На цыпочках, как застигнутый врасплох ребенок, он вернулся к камину.
Прошел еще час. Наступила ночь, и неловкость, которую испытывали присутствующие, возрастала, становясь почти невыносимой. Не было необходимости вслух выражать то, что каждый понимал и так: он являлся не просто участником дворцового церемониала, а свидетелем одной из самых волнующих человеческих драм. Нарядные одежды и военные мундиры, казалось, наносили оскорбление этому несчастному, корчившемуся в муках женскому телу. Тишину нарушали лишь стоны, которые все чаще доносились с постели роженицы. Императору, по-прежнему стоявшему у камина, было все труднее сдерживаться, и временами слышался скрип его сапог. Невозмутимые слуги в пестрых ливреях внесли канделябры с зажженными свечами. Сверкнули бриллианты на орденах, осветилась позолота деревянных инкрустаций.
Врачи вокруг постели засуетились. Один из них наклонился к молодой женщине, которая корчилась в последних схватках. Прошло несколько мгновений, и еще более громкий стон заставил вздрогнуть свидетелей этой драматической сцены. Император, не вынеся напряжения, едва промолвил умоляюще: «Боже мой» и обхватил голову руками. Снова пронесся вопль, за которым наступила такая тишина, что каждый слышал биение собственного сердца. И вдруг раздался крик новорожденного, такой простой и человеческий, такой свежий, такой, вопреки всему, неожиданный, что глаза присутствующих наполнились слезами.
– Это мальчик! – громко сказал врач.
– Слава Господу! – ответил император, выпрямляясь.
Пока доктора за ширмой занимались роженицей, в соседний салон широко распахнулись двери, и была сообщена радостная весть.
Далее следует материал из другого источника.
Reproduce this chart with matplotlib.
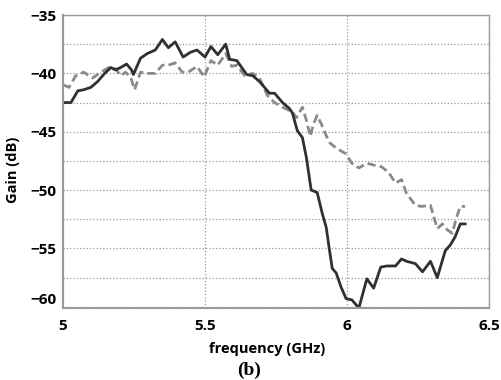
import matplotlib.pyplot as plt
import matplotlib.transforms as mtransforms

# measured gain, solid curve
freq_a = [5.003, 5.028, 5.052, 5.073, 5.098, 5.122, 5.143, 5.168, 5.185, 5.203,
          5.224, 5.241, 5.248, 5.273, 5.297, 5.325, 5.350, 5.371, 5.395, 5.423,
          5.448, 5.472, 5.500, 5.521, 5.545, 5.573, 5.587, 5.612, 5.647, 5.668,
          5.692, 5.727, 5.745, 5.773, 5.797, 5.808, 5.825, 5.843, 5.857, 5.874,
          5.895, 5.913, 5.927, 5.937, 5.948, 5.962, 5.979, 5.997, 6.017, 6.042,
          6.070, 6.094, 6.119, 6.140, 6.171, 6.192, 6.210, 6.241, 6.266, 6.294,
          6.318, 6.346, 6.364, 6.381, 6.399, 6.416]
gain_a = [-42.5, -42.5, -41.5, -41.4, -41.2, -40.7, -40.1, -39.5, -39.7, -39.5,
          -39.2, -39.7, -40.1, -38.7, -38.3, -38.0, -37.1, -37.8, -37.3, -38.6,
          -38.2, -38.0, -38.6, -37.7, -38.4, -37.5, -38.8, -38.9, -40.1, -40.2,
          -40.7, -41.7, -41.7, -42.5, -43.0, -43.4, -44.9, -45.5, -47.2, -50.0,
          -50.2, -52.0, -53.2, -54.9, -56.7, -57.1, -58.3, -59.3, -59.4, -60.1,
          -57.6, -58.4, -56.6, -56.5, -56.5, -55.9, -56.1, -56.3, -57.0, -56.1,
          -57.5, -55.2, -54.7, -54.0, -52.9, -52.9]

# simulated gain, dashed curve
freq_b = [5.003, 5.021, 5.045, 5.073, 5.105, 5.133, 5.161, 5.185, 5.203, 5.220,
          5.238, 5.252, 5.273, 5.301, 5.325, 5.350, 5.371, 5.395, 5.420, 5.441,
          5.472, 5.497, 5.521, 5.545, 5.573, 5.594, 5.612, 5.640, 5.668, 5.692,
          5.720, 5.745, 5.773, 5.808, 5.822, 5.843, 5.857, 5.871, 5.881, 5.895,
          5.909, 5.937, 5.962, 5.997, 6.017, 6.042, 6.070, 6.101, 6.122, 6.147,
          6.171, 6.192, 6.210, 6.241, 6.262, 6.294, 6.318, 6.336, 6.353, 6.371,
          6.385, 6.399, 6.416]
gain_b = [-41.0, -41.2, -40.2, -39.9, -40.4, -39.9, -39.5, -39.6, -40.2, -39.9,
          -40.3, -41.4, -39.9, -40.0, -40.0, -39.3, -39.3, -39.1, -39.9, -39.9,
          -39.4, -40.3, -38.9, -39.3, -38.3, -39.4, -39.3, -40.2, -40.0, -40.4,
          -41.9, -42.5, -42.9, -43.3, -43.8, -42.9, -44.0, -45.4, -44.4, -43.6,
          -44.3, -45.9, -46.4, -46.9, -47.7, -48.1, -47.7, -47.9, -48.0, -48.5,
          -49.4, -49.1, -50.3, -51.3, -51.4, -51.3, -53.3, -52.9, -53.4, -53.7,
          -52.4, -51.4, -51.4]

xticks = [5, 5.5, 6, 6.5]
xticklabels = ['5', '5.5', '6', '6.5']
yticks = [-35, -40, -45, -50, -55, -60]

fig = plt.figure(figsize=(5.02, 3.8), dpi=100)
ax = fig.add_axes([0.1255, 0.1895, 0.8485, 0.771])

ax.plot(freq_b, gain_b, color='#8a8a8a', lw=2.0, ls=(0, (3, 1.5)))
ax.plot(freq_a, gain_a, color='#303030', lw=2.0)

ax.set_xlim(5, 6.5)
ax.set_ylim(-60.1, -35)
ax.set_xticks(xticks)
ax.set_xticklabels(xticklabels)
ax.set_yticks(yticks)
ax.set_yticks([-37.5, -42.5, -47.5, -52.5, -57.5], minor=True)
ax.tick_params(length=0, which='both', labelsize=11)
ax.tick_params(axis='x', pad=8)
ax.tick_params(axis='y', pad=5)
for lab in ax.get_xticklabels() + ax.get_yticklabels():
    lab.set_fontweight('bold')
    lab.set_family('Open Sans')
# the -60 label sits a little above its grid line in the original
ylabs = ax.get_yticklabels()
ylabs[-1].set_transform(ylabs[-1].get_transform() +
                        mtransforms.ScaledTranslation(0, 8 / 100, fig.dpi_scale_trans))

ax.grid(True, which='both', color='#999999', ls=':', lw=0.9)
for s in ax.spines.values():
    s.set_color('#999999')
    s.set_linewidth(1.0)
ax.spines['left'].set_linewidth(1.5)
ax.spines['bottom'].set_linewidth(1.5)

ax.set_xlabel('frequency (GHz)', fontsize=10.5, fontweight='bold', family='Open Sans')
ax.xaxis.set_label_coords(0.48, -0.115)
ax.set_ylabel('Gain (dB)', fontsize=10.5, fontweight='bold', family='Open Sans')
ax.yaxis.set_label_coords(-0.1, 0.47)

fig.text(0.497, 0.026, '(b)', fontsize=14, fontweight='bold',
         family='Liberation Serif', ha='center', va='center')

plt.savefig('out.png', dpi=100)
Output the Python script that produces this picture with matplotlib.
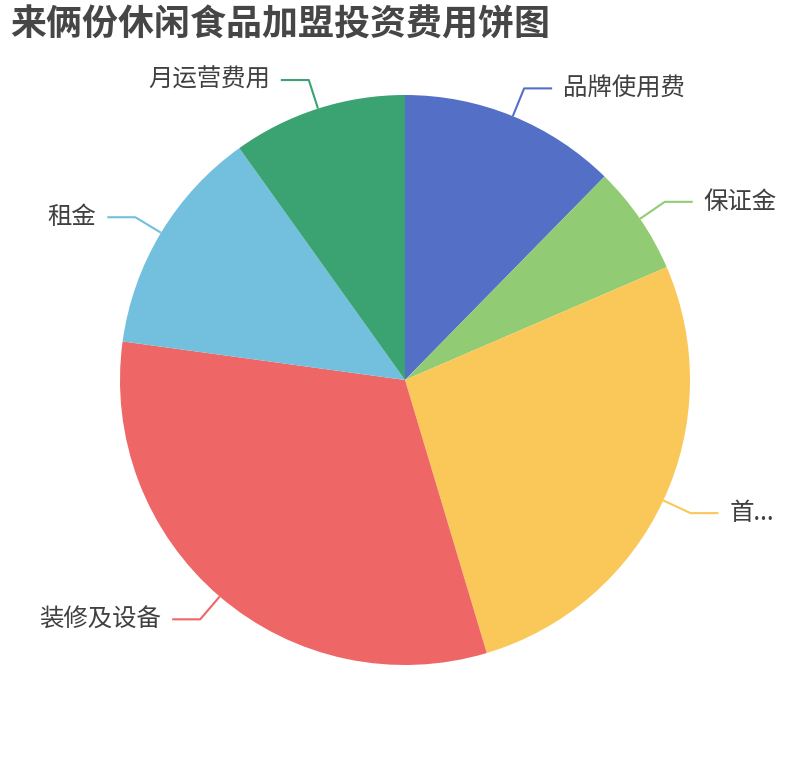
import numpy as np
import matplotlib
matplotlib.use("Agg")
import matplotlib.pyplot as plt

plt.rcParams['font.family'] = ['Noto Sans CJK SC', 'DejaVu Sans']

title = "来俩份休闲食品加盟投资费用饼图"
labels = ["品牌使用费", "保证金", "首...", "装修及设备", "租金", "月运营费用"]
values = [2.0, 1.0, 4.35, 5.15, 2.1, 1.6]
colors = ["#5470c6", "#91cc75", "#fac858", "#ee6666", "#73c0de", "#3ba272"]

W, H = 810, 760
fig = plt.figure(figsize=(W / 100, H / 100), dpi=100)
ax = fig.add_axes([0, 0, 1, 1])

cx, cy, r = 405, 380, 285
wedges, _ = ax.pie(values, colors=colors, startangle=90, counterclock=False,
                   center=(cx, cy), radius=r, frame=True,
                   wedgeprops=dict(linewidth=0))
ax.set_xlim(0, W)
ax.set_ylim(0, H)
ax.set_aspect('equal')
ax.axis('off')

# leader lines, echarts style: radial segment then horizontal one
l1, l2, gap = 30, 28, 11
for w, lab, col in zip(wedges, labels, colors):
    ang = np.deg2rad((w.theta1 + w.theta2) / 2)
    x0, y0 = cx + r * np.cos(ang), cy + r * np.sin(ang)
    x1, y1 = cx + (r + l1) * np.cos(ang), cy + (r + l1) * np.sin(ang)
    side = 1 if np.cos(ang) >= 0 else -1
    x2 = x1 + side * l2
    ax.plot([x0, x1, x2], [y0, y1, y1], color=col, lw=1.5, solid_capstyle='butt')
    ax.text(x2 + side * gap, y1, lab, fontsize=17.6, color='#404040',
            ha='left' if side > 0 else 'right', va='center')

fig.text(10 / W, 1 - 25 / H, title, fontsize=25.9, fontweight='bold',
         color='#464646', ha='left', va='center')

fig.savefig("out.png", dpi=100)
plt.close(fig)
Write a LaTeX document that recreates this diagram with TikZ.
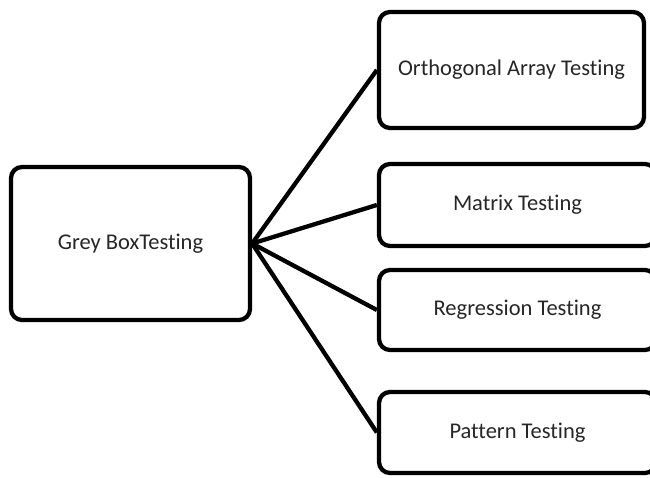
\documentclass[tikz,border=0pt]{standalone}
\usepackage{fontspec}
\setmainfont{Carlito}[Ligatures=NoCommon]

\begin{document}
\begin{tikzpicture}[x=1pt, y=-1pt, line width=4.3pt,
    testbox/.style={draw, rounded corners=11pt, inner sep=0pt, text=black!85,
        font=\fontsize{22.5}{26}\selectfont, minimum width=277pt}]

    \useasboundingbox (0,0) rectangle (650,478);
    \clip (0,0) rectangle (650,478);

    % Nodes
    \node (Grey) [testbox, minimum width=239pt, minimum height=153pt] at (130.5,243.5) {Grey BoxTesting};
    \node (Orth) [testbox, minimum width=265pt, minimum height=116pt] at (511.5,70) {Orthogonal Array Testing};
    \node (Matrix) [testbox, minimum height=82pt] at (517.5,205) {Matrix Testing};
    \node (Regr) [testbox, minimum height=80pt, below of=Matrix, node distance=105pt] {Regression Testing};
    \node (Pattern) [testbox, minimum height=81pt, below of=Regr, node distance=122.5pt] {Pattern Testing};

    % Lines
    \draw (Grey.east) -- (Orth.west);
    \draw (Grey.east) -- (Matrix.west);
    \draw (Grey.east) -- (Regr.west);
    \draw (Grey.east) -- (Pattern.west);

\end{tikzpicture}
\end{document}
Объявили имя наследника. Он был назван Рудольфом в честь основателя тысячелетней «Соколиной"[1] династии, покинувшей когда-то Швейцарию, чтобы отправиться парить над Австрией. Спустя час, когда новорожденный был окрещен, а свидетельство о рождении составлено по всей форме и помечено 21 августа 1858 года, в замке Лаксенбург оставались лишь врачи и дворцовые слуги.
Императрица попросила принести ей ребенка. Его только что искупали, и кормилица протянула матери младенца, завернутого в нагретые пеленки. Императрица долго смотрела на сына. Он был так хрупок, так тщедушен, что, казалось, был не способен жить. Только что пережитое пришло ей на память. Столько помпезности, столько корысти, столько тщеславия окружало ее – и вот появилось на свет существо, как бы состоящее из одного дыхания. Она чувствовала давящий на него груз тяжелого и трагического наследия. Он принадлежал к той пылкой и слабой породе людей, которым тяжело нести не только бремя власти, но и бремя самой жизни; к той породе меланхоликов, которые не способны противостоять уготованной им судьбе и иногда отгораживаются безумием от окружающего их мира. Что подарила она этому плачущему существу, произведя его на свет? Много позднее на него ляжет тяжкая ответственность. Не раздавит ли она его?
В этот момент послышались шаги императора. Он приблизился и, наклонясь к жене и ребенку, глухо сказал:
– Наш сын великолепен. Это будет счастливый мальчуган.
Но глаза матери наполнились слезами. В страстном порыве она прижала малыша к своему сердцу.